- [REQUIRED TASK] Omit every picture, and retype the lines that run from the beginning of the data below through the line containing "Math.pow(10, parseFloat(e.replace('−', '-')));", inclusive.
--*--
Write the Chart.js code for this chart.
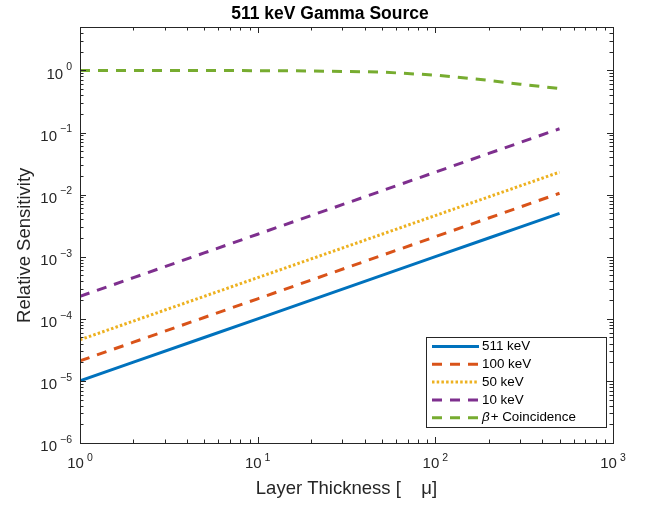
<!DOCTYPE html>
<html><head><meta charset="utf-8">
<script src="https://cdn.jsdelivr.net/npm/chart.js@4.4.1/dist/chart.umd.min.js"></script>
<style>html,body{margin:0;padding:0;background:#fff}#wrap{width:647px;height:506px}</style>
</head><body><div id="wrap"><canvas id="c" width="647" height="506"></canvas></div>
<script>
// ---- data ----
const thickness   = [1, 2, 5, 10, 20, 50, 100, 200, 300, 500];
const sens511     = [1e-5, 2e-5, 5e-5, 1e-4, 2e-4, 5e-4, 1e-3, 2e-3, 3e-3, 5e-3];
const sens100     = [2.1e-5, 4.2e-5, 1.05e-4, 2.1e-4, 4.2e-4, 1.05e-3, 2.1e-3, 4.2e-3, 6.3e-3, 1.05e-2];
const sens50      = [4.6e-5, 9.2e-5, 2.3e-4, 4.6e-4, 9.2e-4, 2.3e-3, 4.6e-3, 9.2e-3, 1.38e-2, 2.3e-2];
const sens10      = [2.3e-4, 4.6e-4, 1.15e-3, 2.3e-3, 4.6e-3, 1.15e-2, 2.3e-2, 4.6e-2, 6.9e-2, 0.115];
const coincidence = [1.0, 1.0, 1.0, 0.99, 0.98, 0.94, 0.84, 0.69, 0.60, 0.51];
const seriesLabels = ['511 keV', '100 keV', '50 keV', '10 keV', 'β+ Coincidence'];
const xTickExponents = ['0', '1', '2', '3'];
const yTickExponents = ['−6', '−5', '−4', '−3', '−2', '−1', '0'];
const chartTitle = '511 keV Gamma Source';
const xTitle = 'Layer Thickness [    μ]';
const yTitle = 'Relative Sensitivity    ';

const FONT = "'Liberation Sans', Arial, Helvetica, sans-serif";
const AX = '#262626';

function pts(ys) { return thickness.map((x, i) => ({x: x, y: ys[i]})); }
function expVal(e) { return Math.pow(10, parseFloat(e.replace('−', '-'))); }

const datasets = [
  {label: seriesLabels[0], data: pts(sens511), borderColor: '#0072BD', borderDash: []},
  {label: seriesLabels[1], data: pts(sens100), borderColor: '#D95319', borderDash: [10, 8]},
  {label: seriesLabels[2], data: pts(sens50), borderColor: '#EDB120', borderDash: [2.5, 2.2]},
  {label: seriesLabels[3], data: pts(sens10), borderColor: '#7E2F8E', borderDash: [10, 8]},
  {label: seriesLabels[4], data: pts(coincidence), borderColor: '#77AC30', borderDash: [10, 8]}
].map(d => Object.assign(d, {borderWidth: 3, pointRadius: 0, fill: false, tension: 0, borderCapStyle: 'butt', yAxisID: 'y'}));

const matlabAxes = {
  id: 'matlabAxes',
  afterDatasetsDraw(chart) {
    const ctx = chart.ctx, a = chart.chartArea;
    const xs = chart.scales.x, ys = chart.scales.y;
    ctx.save();
    ctx.strokeStyle = AX; ctx.lineWidth = 1;
    ctx.strokeRect(Math.round(a.left) + 0.5, Math.round(a.top) + 0.5,
                   Math.round(a.right - a.left), Math.round(a.bottom - a.top));
    const MAJ = 6, MIN = 3.5;
    ctx.beginPath();
    xTickExponents.forEach((e, i) => {
      const base = expVal(e);
      const px = Math.round(xs.getPixelForValue(base)) + 0.5;
      ctx.moveTo(px, a.bottom); ctx.lineTo(px, a.bottom - MAJ);
      ctx.moveTo(px, a.top); ctx.lineTo(px, a.top + MAJ);
      if (i < xTickExponents.length - 1) {
        for (let m = 2; m <= 9; m++) {
          const q = Math.round(xs.getPixelForValue(m * base)) + 0.5;
          ctx.moveTo(q, a.bottom); ctx.lineTo(q, a.bottom - MIN);
          ctx.moveTo(q, a.top); ctx.lineTo(q, a.top + MIN);
        }
      }
    });
    yTickExponents.forEach((e) => {
      const base = expVal(e);
      const py = Math.round(ys.getPixelForValue(base)) + 0.5;
      ctx.moveTo(a.left, py); ctx.lineTo(a.left + MAJ, py);
      ctx.moveTo(a.right, py); ctx.lineTo(a.right - MAJ, py);
      for (let m = 2; m <= 9; m++) {
        const v = m * base;
        if (v > ys.max) break;
        const q = Math.round(ys.getPixelForValue(v)) + 0.5;
        ctx.moveTo(a.left, q); ctx.lineTo(a.left + MIN, q);
        ctx.moveTo(a.right, q); ctx.lineTo(a.right - MIN, q);
      }
    });
    ctx.stroke();

    // tick labels: "10" with superscript exponent
    const baseFont = '15px ' + FONT, expFont = '10.5px ' + FONT;
    ctx.fillStyle = AX; ctx.textBaseline = 'middle';
    xTickExponents.forEach((e) => {
      const px = xs.getPixelForValue(expVal(e));
      ctx.font = baseFont; const w1 = ctx.measureText('10').width;
      ctx.font = expFont; const w2 = ctx.measureText(e).width;
      const gap = 3, total = w1 + gap + w2, x0 = px - total / 2;
      ctx.textAlign = 'left';
      ctx.font = baseFont; ctx.fillText('10', x0, a.bottom + 21);
      ctx.font = expFont; ctx.fillText(e, x0 + w1 + gap, a.bottom + 15);
    });
    yTickExponents.forEach((e) => {
      const py = ys.getPixelForValue(expVal(e));
      ctx.font = expFont; const w2 = ctx.measureText(e).width;
      const right = a.left - 8, gap = 3;
      ctx.textAlign = 'right';
      ctx.font = expFont; ctx.fillText(e, right, py - 3);
      ctx.font = baseFont; ctx.fillText('10', right - w2 - gap, py + 4);
    });

    // legend (inside, south-east)
    const L = {x: 426, y: 337, w: 180, h: 90};
    ctx.fillStyle = '#fff';
    ctx.fillRect(L.x, L.y, L.w, L.h);
    ctx.strokeStyle = AX; ctx.lineWidth = 1;
    ctx.strokeRect(L.x + 0.5, L.y + 0.5, L.w, L.h);
    const legFont = '13.4px ' + FONT;
    ctx.textAlign = 'left'; ctx.textBaseline = 'middle';
    chart.data.datasets.forEach((d, i) => {
      const ry = L.y + 9.5 + i * 17.8;
      ctx.save();
      ctx.strokeStyle = d.borderColor; ctx.lineWidth = d.borderWidth;
      ctx.setLineDash(d.borderDash || []); ctx.lineCap = 'butt';
      ctx.beginPath(); ctx.moveTo(L.x + 6, ry); ctx.lineTo(L.x + 53, ry); ctx.stroke();
      ctx.restore();
      ctx.fillStyle = '#000';
      let tx = L.x + 56;
      let text = d.label;
      if (text.charAt(0) === 'β') {
        ctx.font = 'italic ' + legFont;
        ctx.fillText('β', tx, ry);
        tx += ctx.measureText('β').width + 1;
        text = text.slice(1);
      }
      ctx.font = legFont;
      ctx.fillText(text, tx, ry);
    });
    ctx.restore();
  }
};

new Chart(document.getElementById('c'), {
  type: 'line',
  data: {datasets: datasets},
  options: {
    responsive: false, animation: false, devicePixelRatio: 1,
    layout: {padding: {left: 13, right: 0, top: 0, bottom: 4}},
    plugins: {
      legend: {display: false},
      tooltip: {enabled: false},
      title: {display: true, text: chartTitle, color: '#000',
              font: {family: FONT, size: 17.5, weight: 'bold'}, padding: {top: 3.5, bottom: 2.5}}
    },
    scales: {
      x: {type: 'logarithmic', min: 1, max: 1000,
          ticks: {display: false}, grid: {display: false, drawTicks: false}, border: {display: false},
          title: {display: true, text: xTitle, color: AX, font: {family: FONT, size: 18.5},
                  padding: {top: 30, bottom: 2.4}},
          afterFit: (s) => { s.height = 59; }},
      y: {type: 'logarithmic', position: 'left', min: 1e-6, max: 5,
          ticks: {display: false}, grid: {display: false, drawTicks: false}, border: {display: false},
          title: {display: true, text: yTitle, color: AX, font: {family: FONT, size: 18.5},
                  padding: {top: 0.4, bottom: 40}},
          afterFit: (s) => { s.width = 67; }},
      yRight: {type: 'linear', position: 'right', display: true,
          ticks: {display: false}, grid: {display: false, drawTicks: false}, border: {display: false},
          afterFit: (s) => { s.width = 34; }}
    }
  },
  plugins: [matlabAxes]
});
</script></body></html>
--*--
- [RESPONSE TO THIS TASK]
Write the Chart.js code for this chart.
<!DOCTYPE html>
<html><head><meta charset="utf-8">
<script src="https://cdn.jsdelivr.net/npm/chart.js@4.4.1/dist/chart.umd.min.js"></script>
<style>html,body{margin:0;padding:0;background:#fff}#wrap{width:647px;height:506px}</style>
</head><body><div id="wrap"><canvas id="c" width="647" height="506"></canvas></div>
<script>
// ---- data ----
const thickness   = [1, 2, 5, 10, 20, 50, 100, 200, 300, 500];
const sens511     = [1e-5, 2e-5, 5e-5, 1e-4, 2e-4, 5e-4, 1e-3, 2e-3, 3e-3, 5e-3];
const sens100     = [2.1e-5, 4.2e-5, 1.05e-4, 2.1e-4, 4.2e-4, 1.05e-3, 2.1e-3, 4.2e-3, 6.3e-3, 1.05e-2];
const sens50      = [4.6e-5, 9.2e-5, 2.3e-4, 4.6e-4, 9.2e-4, 2.3e-3, 4.6e-3, 9.2e-3, 1.38e-2, 2.3e-2];
const sens10      = [2.3e-4, 4.6e-4, 1.15e-3, 2.3e-3, 4.6e-3, 1.15e-2, 2.3e-2, 4.6e-2, 6.9e-2, 0.115];
const coincidence = [1.0, 1.0, 1.0, 0.99, 0.98, 0.94, 0.84, 0.69, 0.60, 0.51];
const seriesLabels = ['511 keV', '100 keV', '50 keV', '10 keV', 'β+ Coincidence'];
const xTickExponents = ['0', '1', '2', '3'];
const yTickExponents = ['−6', '−5', '−4', '−3', '−2', '−1', '0'];
const chartTitle = '511 keV Gamma Source';
const xTitle = 'Layer Thickness [    μ]';
const yTitle = 'Relative Sensitivity    ';

const FONT = "'Liberation Sans', Arial, Helvetica, sans-serif";
const AX = '#262626';

function pts(ys) { return thickness.map((x, i) => ({x: x, y: ys[i]})); }
function expVal(e) { return Math.pow(10, parseFloat(e.replace('−', '-'))); }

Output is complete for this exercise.